Friday, August 22, 2008

Citation du 23 août 2008

Crainte et intelligence. - Si ce que l'on affirme maintenant expressément est vrai, qu'il ne faut pas chercher dans la lumière la cause du pigment noir de la peau : ce phénomène pourrait peut-être rester le dernier effet de fréquents accès de rage accumulés pendant des siècles (et d'afflux de sang sous la peau) ? Tandis que, chez d'autres races plus intelligentes, le phénomène de pâleur et de frayeur, tout aussi fréquent, aurait fini par produire la couleur blanche de la peau ? - Car le degré de crainte est une mesure de l'intelligence : et le fait de s'abandonner souvent à une colère aveugle est le signe que l'animalité est encore toute proche et voudrait de nouveau prévaloir, - gris-brun, ce serait peut-être là la couleur primitive de l'homme, - quelque chose qui tient du singe et de l'ours, comme de juste.

Friedrich Nietzsche - Aurore. 1881

D’où viennent les races ? Les caractéristiques héréditaires qui les distinguent ont-elles une explication ? Ont-elles une fonction ?

Nietzsche répond : chez les noirs, la peau est ainsi colorée par l’afflux du sang sous la peau. Thèse courante, un siècle plus tôt Kant disait la même chose (1), et je suppose qu’il n’était pas le seul.

Mais ce qui est plus original – plus « nietzschéen », c’est le rapport entre la crainte et l’intelligence, et l’idée que la colère soit diamétralement opposée à la crainte.

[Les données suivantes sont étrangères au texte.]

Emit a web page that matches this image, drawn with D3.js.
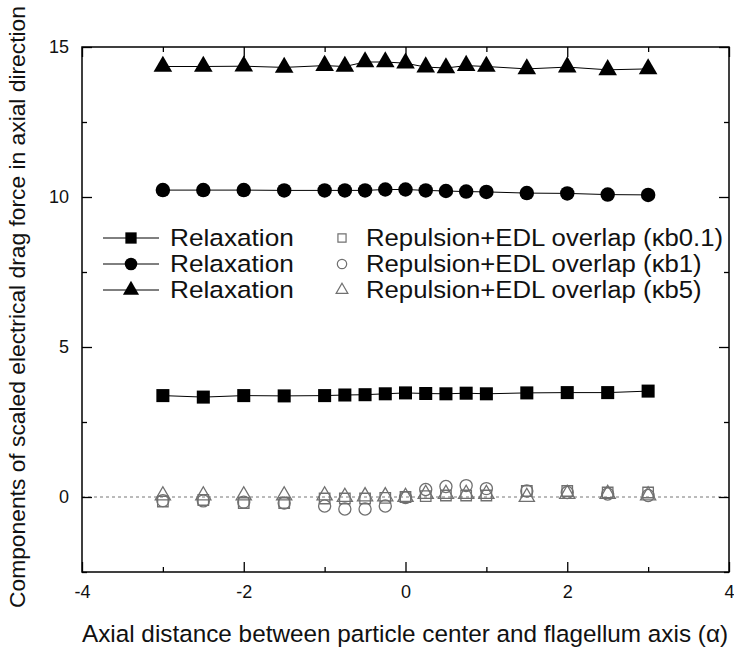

Si en effet on passe sur le jugement dépréciatif de Nietzsche sur l’intelligence des noirs (2) (jugement tellement tenace que jusqu’à aujourd’hui les élites africaines ont dû se barder de diplômes et de doctorats pour compenser – et même surcompenser – cette idée), alors on a ici un véritable inventaire des idées de Nietzsche :

- d’abord relation entre la couleur de la peau et le degré d’évolution ;

- en suite, relation entre les passions et l’intelligence ;

- enfin l’idée que l’espèce humaine issue d’une variété animale, s’est arrachée à l’animalité en accédant à la frayeur – c'est-à-dire à la conscience de sa situation dans le monde.

Voilà : même s’il n’y avait que cette dernière idée, ça vaudrait le coup de lire le reste du livre pour y parvenir.

(1) Kant – Définition du concept de race in La philosophie de l’histoire.
Selon Kant, le rôle de la peau est de déphlogistiquer (phlogistique = substance apportant la chaleur) le sang, et en Afrique, il y a beaucoup de phlogistique dans l’air qui passe dans le sang par l’intermédiaire des poumons. La couleur noire de la peau des africains s’explique donc par les résidus sanguins qui y restent.

(2) Je comprends parfaitement qu’on jette le livre au feu en lisant de pareilles choses. Mais c’est un peu dommage, parce qu’on jette aussi tout ce qui suit.